• [PROBLEM REQUIREMENTS] Locate the lines that hold the string "matplotlib". Copy every such line.

[Charts and diagrams as code]

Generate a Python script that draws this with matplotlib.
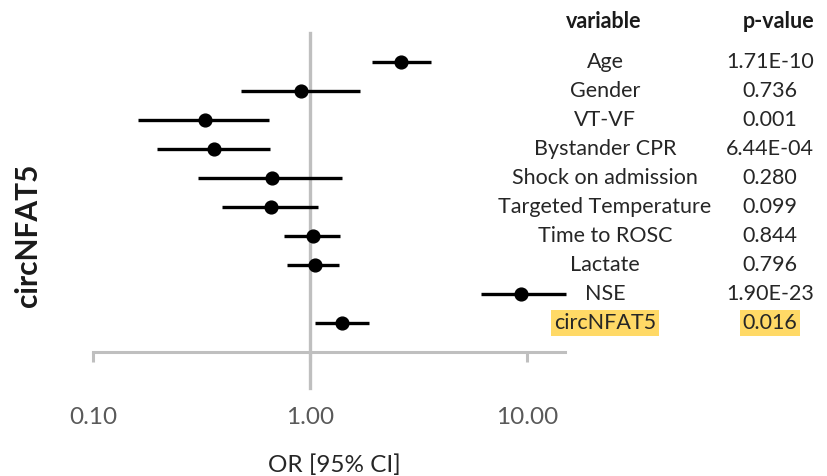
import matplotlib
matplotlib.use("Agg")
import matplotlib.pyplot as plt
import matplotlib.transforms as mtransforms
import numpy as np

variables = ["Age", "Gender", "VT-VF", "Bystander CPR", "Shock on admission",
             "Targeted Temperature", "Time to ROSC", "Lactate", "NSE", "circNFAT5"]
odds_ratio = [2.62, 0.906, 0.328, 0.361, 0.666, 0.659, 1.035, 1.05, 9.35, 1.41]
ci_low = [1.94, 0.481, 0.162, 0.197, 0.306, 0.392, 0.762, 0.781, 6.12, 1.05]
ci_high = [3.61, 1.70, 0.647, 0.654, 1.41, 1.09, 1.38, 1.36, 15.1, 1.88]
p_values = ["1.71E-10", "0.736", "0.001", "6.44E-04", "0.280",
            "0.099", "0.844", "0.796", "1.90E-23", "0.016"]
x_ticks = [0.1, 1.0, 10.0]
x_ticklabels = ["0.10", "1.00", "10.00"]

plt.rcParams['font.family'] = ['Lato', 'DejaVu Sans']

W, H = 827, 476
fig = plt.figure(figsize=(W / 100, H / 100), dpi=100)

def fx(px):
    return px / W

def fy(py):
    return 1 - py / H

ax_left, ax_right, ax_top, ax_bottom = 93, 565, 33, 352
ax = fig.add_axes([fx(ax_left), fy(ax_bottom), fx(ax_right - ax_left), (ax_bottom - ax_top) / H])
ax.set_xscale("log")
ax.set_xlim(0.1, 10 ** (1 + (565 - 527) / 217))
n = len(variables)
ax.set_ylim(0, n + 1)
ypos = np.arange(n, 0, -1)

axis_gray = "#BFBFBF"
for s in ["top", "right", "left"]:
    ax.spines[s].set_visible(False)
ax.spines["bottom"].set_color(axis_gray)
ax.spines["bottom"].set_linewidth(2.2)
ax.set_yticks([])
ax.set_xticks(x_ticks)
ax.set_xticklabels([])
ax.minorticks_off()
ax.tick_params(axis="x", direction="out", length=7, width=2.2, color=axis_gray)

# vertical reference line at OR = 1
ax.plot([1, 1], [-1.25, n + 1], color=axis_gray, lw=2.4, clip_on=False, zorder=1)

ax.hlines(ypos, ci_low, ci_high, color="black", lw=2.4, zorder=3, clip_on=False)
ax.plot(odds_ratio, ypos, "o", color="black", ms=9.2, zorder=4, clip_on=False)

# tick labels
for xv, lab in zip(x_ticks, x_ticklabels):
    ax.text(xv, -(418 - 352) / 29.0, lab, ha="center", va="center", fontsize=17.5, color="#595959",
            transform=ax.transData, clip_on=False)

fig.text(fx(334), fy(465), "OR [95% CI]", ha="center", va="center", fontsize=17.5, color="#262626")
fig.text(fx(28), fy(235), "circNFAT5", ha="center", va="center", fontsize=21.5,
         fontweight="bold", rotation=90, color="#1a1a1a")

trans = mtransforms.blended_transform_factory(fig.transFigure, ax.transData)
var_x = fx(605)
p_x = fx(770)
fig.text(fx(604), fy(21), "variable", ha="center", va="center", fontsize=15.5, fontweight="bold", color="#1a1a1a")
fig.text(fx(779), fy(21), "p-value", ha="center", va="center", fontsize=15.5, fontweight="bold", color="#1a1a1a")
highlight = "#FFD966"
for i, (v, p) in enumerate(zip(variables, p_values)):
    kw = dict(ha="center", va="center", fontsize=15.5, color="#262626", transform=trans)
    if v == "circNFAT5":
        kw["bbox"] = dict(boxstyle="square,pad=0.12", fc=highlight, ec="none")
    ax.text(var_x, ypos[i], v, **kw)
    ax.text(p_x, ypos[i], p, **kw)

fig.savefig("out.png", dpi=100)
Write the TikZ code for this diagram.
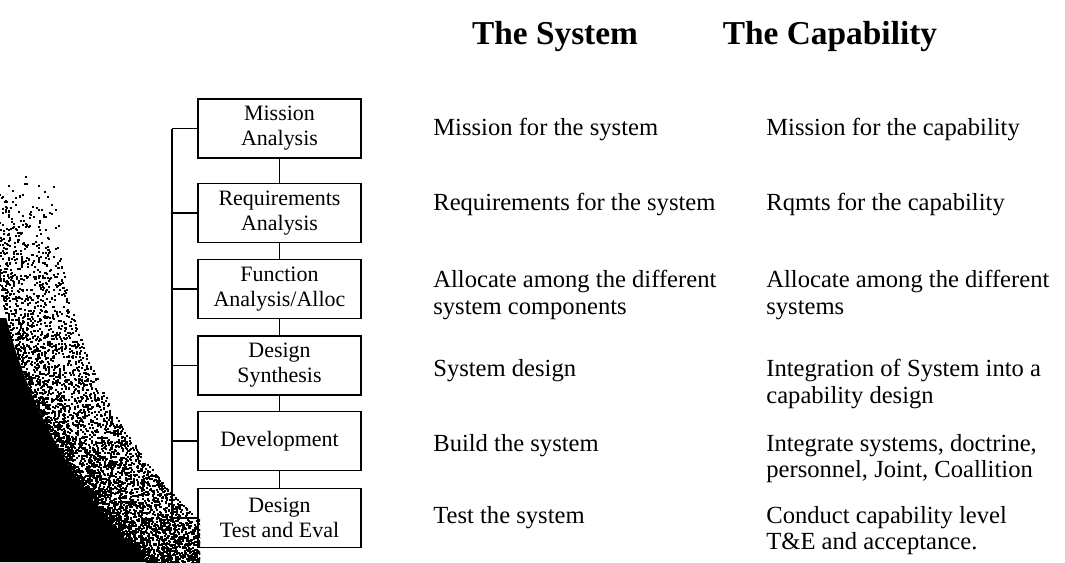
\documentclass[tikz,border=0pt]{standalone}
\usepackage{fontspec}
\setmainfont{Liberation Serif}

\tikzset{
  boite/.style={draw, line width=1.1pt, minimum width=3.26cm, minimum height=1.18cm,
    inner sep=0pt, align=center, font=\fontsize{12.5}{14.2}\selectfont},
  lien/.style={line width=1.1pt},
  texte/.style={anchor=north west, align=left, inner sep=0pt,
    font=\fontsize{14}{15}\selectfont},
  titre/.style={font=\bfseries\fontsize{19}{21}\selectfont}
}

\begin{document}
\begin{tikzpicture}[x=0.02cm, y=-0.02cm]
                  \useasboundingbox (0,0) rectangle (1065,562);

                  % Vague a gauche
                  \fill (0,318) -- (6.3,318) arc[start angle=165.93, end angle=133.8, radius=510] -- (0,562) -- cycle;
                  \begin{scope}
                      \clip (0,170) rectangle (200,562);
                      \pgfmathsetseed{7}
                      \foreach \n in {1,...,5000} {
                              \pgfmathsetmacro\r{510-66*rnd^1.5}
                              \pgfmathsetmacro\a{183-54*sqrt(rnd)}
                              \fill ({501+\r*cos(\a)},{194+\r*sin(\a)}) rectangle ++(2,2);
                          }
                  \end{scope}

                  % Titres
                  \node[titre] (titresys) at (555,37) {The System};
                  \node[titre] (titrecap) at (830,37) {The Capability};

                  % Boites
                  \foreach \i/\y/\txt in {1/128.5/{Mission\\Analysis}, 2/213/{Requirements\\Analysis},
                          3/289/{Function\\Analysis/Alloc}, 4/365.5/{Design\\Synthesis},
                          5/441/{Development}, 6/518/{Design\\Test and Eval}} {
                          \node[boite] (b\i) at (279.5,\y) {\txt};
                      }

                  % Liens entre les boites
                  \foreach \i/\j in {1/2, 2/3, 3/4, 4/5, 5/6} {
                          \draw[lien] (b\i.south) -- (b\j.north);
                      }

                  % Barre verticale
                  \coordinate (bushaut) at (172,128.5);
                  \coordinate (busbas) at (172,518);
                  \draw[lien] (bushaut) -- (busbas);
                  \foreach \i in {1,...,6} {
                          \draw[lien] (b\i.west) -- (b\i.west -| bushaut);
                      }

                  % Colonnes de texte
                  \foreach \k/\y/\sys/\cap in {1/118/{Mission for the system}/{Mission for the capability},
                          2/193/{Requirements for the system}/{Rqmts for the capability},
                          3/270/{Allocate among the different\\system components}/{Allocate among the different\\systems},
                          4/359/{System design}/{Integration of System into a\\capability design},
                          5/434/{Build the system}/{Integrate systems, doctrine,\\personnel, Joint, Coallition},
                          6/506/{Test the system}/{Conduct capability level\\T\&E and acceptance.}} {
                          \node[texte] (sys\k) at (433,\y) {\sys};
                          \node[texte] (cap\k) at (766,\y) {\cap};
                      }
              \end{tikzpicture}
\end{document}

• [IN RESPONSE]
Generate a Python script that draws this with matplotlib.
import matplotlib
matplotlib.use("Agg")
import matplotlib.pyplot as plt
import matplotlib.transforms as mtransforms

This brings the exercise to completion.